EXERCISE OBJECTIVE: Leave out any picture and return the remaining listing below exactly as given.

* Start GIVEN INFORMATION *

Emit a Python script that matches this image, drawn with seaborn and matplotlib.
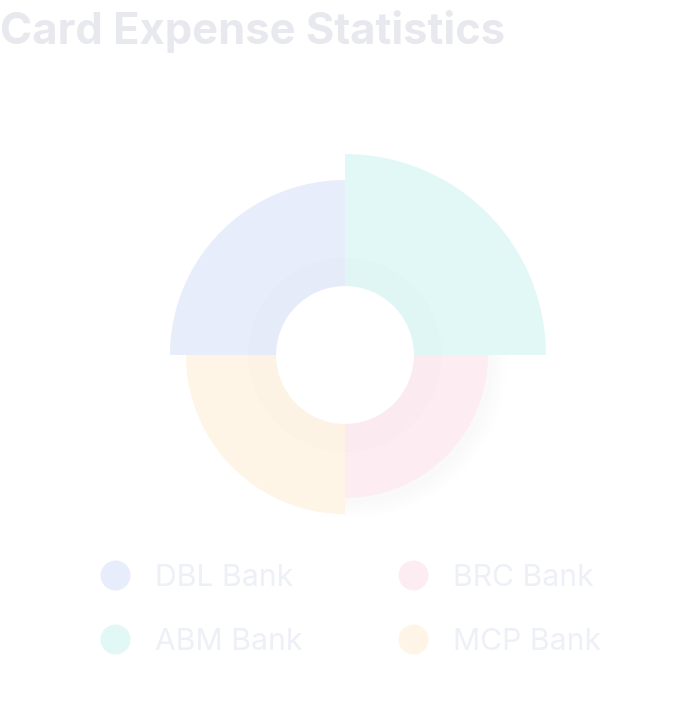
import numpy as np
import matplotlib
matplotlib.use("Agg")
import matplotlib.pyplot as plt
from matplotlib.patches import Circle
import seaborn as sns

# datos del grafico (radio de cada sector, en px desde el hueco central)
banks = ["ABM Bank", "DBL Bank", "MCP Bank", "BRC Bank"]
expenses = [132, 106, 90, 74]
colors = ["#E2F8F6", "#E8EDFC", "#FEF5E7", "#FDEDF2"]

legend_labels = ["DBL Bank", "BRC Bank", "ABM Bank", "MCP Bank"]
legend_colors = ["#E8EDFC", "#FDEDF2", "#E2F8F6", "#FEF5E7"]

hole = 69

sns.set_theme(style="white")
plt.rcParams['font.family'] = ['Inter', 'DejaVu Sans']

W, H = 700, 714
fig = plt.figure(figsize=(W / 100, H / 100), dpi=100)
fig.patch.set_facecolor("white")

# fondo: sombra difusa muy tenue
bax = fig.add_axes([0, 0, 1, 1])
bax.set_xlim(0, W)
bax.set_ylim(H, 0)
bax.axis("off")
for r in range(140, 158, 3):
    bax.add_patch(Circle((352, 363), r, color="#000000", alpha=0.0025, linewidth=0))

# ejes polares centrados en (345, 355) px
cx, cy, R = 345, 355, 215
ax = fig.add_axes([(cx - R) / W, (H - cy - R) / H, 2 * R / W, 2 * R / H], projection="polar")
ax.set_facecolor("none")

theta = np.deg2rad([45, 135, 225, 315])
ax.bar(theta, [hole] * 4, width=np.pi / 2, bottom=0, color="white", linewidth=0)
ax.bar(theta, expenses, width=np.pi / 2, bottom=hole, color=colors, linewidth=0, align="center")

# sombra interior sutil
ax.bar(theta, [28] * 4, width=np.pi / 2, bottom=hole, color="#000000", alpha=0.008, linewidth=0)

ax.set_ylim(0, R)
ax.set_xticks([])
ax.set_yticks([])
ax.grid(False)
ax.spines["polar"].set_visible(False)

# titulo
fig.text(0, 1 - 44 / H, "Card Expense Statistics", fontsize=31.3, fontweight="bold",
         color="#E8E8EF", ha="left", va="baseline")

# leyenda manual
lax = fig.add_axes([0, 0, 1, 1])
lax.set_xlim(0, W)
lax.set_ylim(H, 0)
lax.axis("off")
pos = [(115, 575), (413, 575), (115, 639), (413, 639)]
for (x, y), lab, col in zip(pos, legend_labels, legend_colors):
    lax.scatter([x], [y], s=(30 * 0.72) ** 2, color=col, linewidths=0)
    lax.text(x + 40, y + 11, lab, fontsize=21.7, color="#EEF0F7", ha="left", va="baseline")

fig.savefig("out.png", dpi=100)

* End GIVEN INFORMATION *

RIGHT ANSWER:
Emit a Python script that matches this image, drawn with seaborn and matplotlib.
import numpy as np
import matplotlib
matplotlib.use("Agg")
import matplotlib.pyplot as plt
from matplotlib.patches import Circle
import seaborn as sns

# datos del grafico (radio de cada sector, en px desde el hueco central)
banks = ["ABM Bank", "DBL Bank", "MCP Bank", "BRC Bank"]
expenses = [132, 106, 90, 74]
colors = ["#E2F8F6", "#E8EDFC", "#FEF5E7", "#FDEDF2"]

legend_labels = ["DBL Bank", "BRC Bank", "ABM Bank", "MCP Bank"]
legend_colors = ["#E8EDFC", "#FDEDF2", "#E2F8F6", "#FEF5E7"]

hole = 69

sns.set_theme(style="white")
plt.rcParams['font.family'] = ['Inter', 'DejaVu Sans']

W, H = 700, 714
fig = plt.figure(figsize=(W / 100, H / 100), dpi=100)
fig.patch.set_facecolor("white")

# fondo: sombra difusa muy tenue
bax = fig.add_axes([0, 0, 1, 1])
bax.set_xlim(0, W)
bax.set_ylim(H, 0)
bax.axis("off")
for r in range(140, 158, 3):
    bax.add_patch(Circle((352, 363), r, color="#000000", alpha=0.0025, linewidth=0))

# ejes polares centrados en (345, 355) px
cx, cy, R = 345, 355, 215
ax = fig.add_axes([(cx - R) / W, (H - cy - R) / H, 2 * R / W, 2 * R / H], projection="polar")
ax.set_facecolor("none")

theta = np.deg2rad([45, 135, 225, 315])
ax.bar(theta, [hole] * 4, width=np.pi / 2, bottom=0, color="white", linewidth=0)
ax.bar(theta, expenses, width=np.pi / 2, bottom=hole, color=colors, linewidth=0, align="center")

# sombra interior sutil
ax.bar(theta, [28] * 4, width=np.pi / 2, bottom=hole, color="#000000", alpha=0.008, linewidth=0)

ax.set_ylim(0, R)
ax.set_xticks([])
ax.set_yticks([])
ax.grid(False)
ax.spines["polar"].set_visible(False)

# titulo
fig.text(0, 1 - 44 / H, "Card Expense Statistics", fontsize=31.3, fontweight="bold",
         color="#E8E8EF", ha="left", va="baseline")

# leyenda manual
lax = fig.add_axes([0, 0, 1, 1])
lax.set_xlim(0, W)
lax.set_ylim(H, 0)
lax.axis("off")
pos = [(115, 575), (413, 575), (115, 639), (413, 639)]
for (x, y), lab, col in zip(pos, legend_labels, legend_colors):
    lax.scatter([x], [y], s=(30 * 0.72) ** 2, color=col, linewidths=0)
    lax.text(x + 40, y + 11, lab, fontsize=21.7, color="#EEF0F7", ha="left", va="baseline")

fig.savefig("out.png", dpi=100)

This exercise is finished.